Ella se preguntó a qué precio. Era obvio que Pedro no había salido de aquel hogar sin cicatrices.
—¿Y tu abuela?
—Había muerto el año anterior. El abuelo solía decir que era una suerte, porque la vergüenza la habría matado.
—Suena como un hombre duro.
—Lo era. En ciertos sentidos. Pero quería a mi madre y se ocupó de ella aunque lo sucedido iba en contra de todos sus principios.
—Era muy joven —Ana Zolezzi debía haber sido una adolescente cuando tuvo a Pedro, pues apenas aparentaba cuarenta años. Debía tener algunos más, pero Pau no podía aventurar cuántos.
—Tenía dieciséis años. El abuelo la perdonó, pero nunca perdonó al hombre que la dejó embarazada.
—¿Eso de: «Sólo un hombre sin honor tomaría la virginidad de una mujer con la que no está casado»?
—Sí. Y la sangre de ese hombre corre por mis venas.
Ella se preguntó si su abuelo también le había repetido eso pero no lo dijo.
—No puedes saber que no la habría apoyado, si hubiera sabido lo del embarazo, quiero decir.
—Sabía que era virgen, pero la dejó. Nunca volvió. No le importaba.
—Tal vez. Seguramente no era mucho mayor que ella. Podría haber razones por las que no volvió.
—Sí. Que era un adolescente irresponsable que no debería haberse abierto la bragueta si no estaba dispuesto a afrontar las consecuencias.
—Como has dicho, era un adolescente. Probablemente ni se le ocurrió que hubiera consecuencias.
—La ignorancia no cambia el resultado final.
—No. Pero me cuesta creer que el hombre que te engendró careciera de sentido de la responsabilidad.

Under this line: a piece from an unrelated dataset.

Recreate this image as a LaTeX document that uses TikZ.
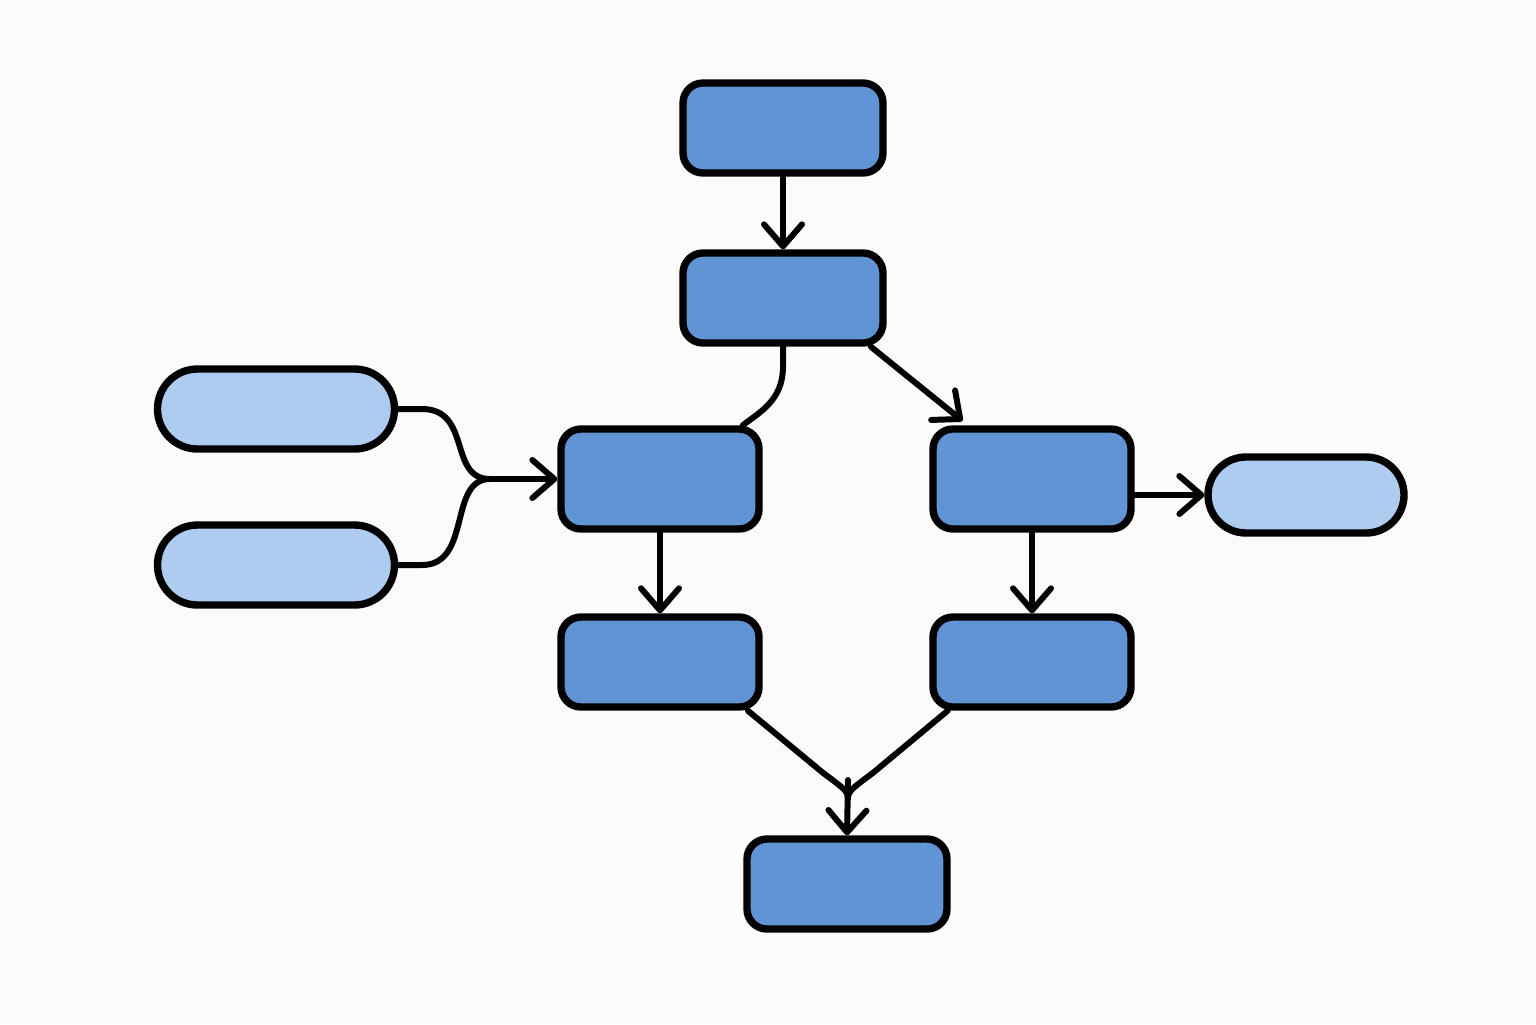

—Eso lo he heredado de mi abuelo y de mi madre.
—No sabes lo que heredaste de tu padre…, porque no lo conoces —discutió ella. Le parecía importante hacerle comprender que no todo en la vida era blanco o negro como le había inculcado su abuelo.
—¿Qué? ¿Temes que transmita mi mala sangre?
—Odio ese dicho. Es injusto. Incluso si él hubiera sido un desalmado, no influiría en quién eres tú hoy.
—No todo el mundo ve las cosas así.
—Lo sé, pero yo tengo razón.
—Veo que no soy la única persona arrogante sentada a la mesa.
—Saber cuándo tengo razón no es arrogancia —arguyó ella.
—Tendré que recordar esa defensa —él sonrió.
—Por cierto, me alegro de que tu padre se abriera la bragueta, y seguro que tu madre también.